The Eighth Circuit, however, noted that Hughes also contended "that enforcing the unavailability requirement of the exception would force him 'to deny himself his right to testify in order to make himself unavailable.''"  The court rejected this argument, finding that “[w]hen the defendant invokes his Fifth Amendment privilege, he has made himself unavailable to any other party [pursuant to Federal Rule of Evidence 804(a)(1)], but he is not unavailable to himself."  In other words, a defendant "may not create the condition of unavailability and then benefit therefrom."

This conclusion makes sense to me and seems consistent with the final sentence of Federal Rule of Evidence 804(a), which states that "[a] declarant is not unavailable as a witness if exemption, refusal, claim of lack of memory, inability, or absence is due to the procurement or wrongdoing of the proponent of a statement for the purpose of preventing the witness from attending or testifying."

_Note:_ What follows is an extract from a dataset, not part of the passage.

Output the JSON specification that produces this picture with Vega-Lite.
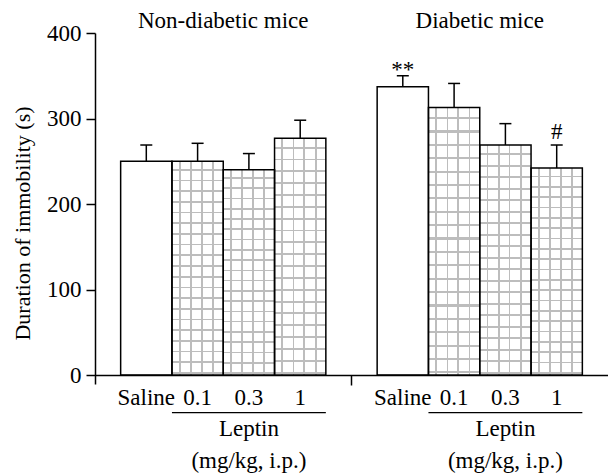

It got me wondering, though, what would have happened if Hughes claimed that he didn't remember telling Wheaton that he received his rejection until after he returned from his trip?  In that case, Hughes would be considered "unavailable" under Federal Rule of Evidence 804(a)(3) because he would have "testifie[d] to a lack of memory of the subject matter of the declarant's statement."  Would this mean that he could thus take advantage of the Rule 804(b) hearsay exceptions because he wouldn't have created his own unavailability?  Or would courts treat this situation the same as if Hughes exercised his Fifth Amendment privilege?  I haven't found any precedent on the issue, but I would guess that courts would treat this situation differently, assuming that they would have believed Hughes.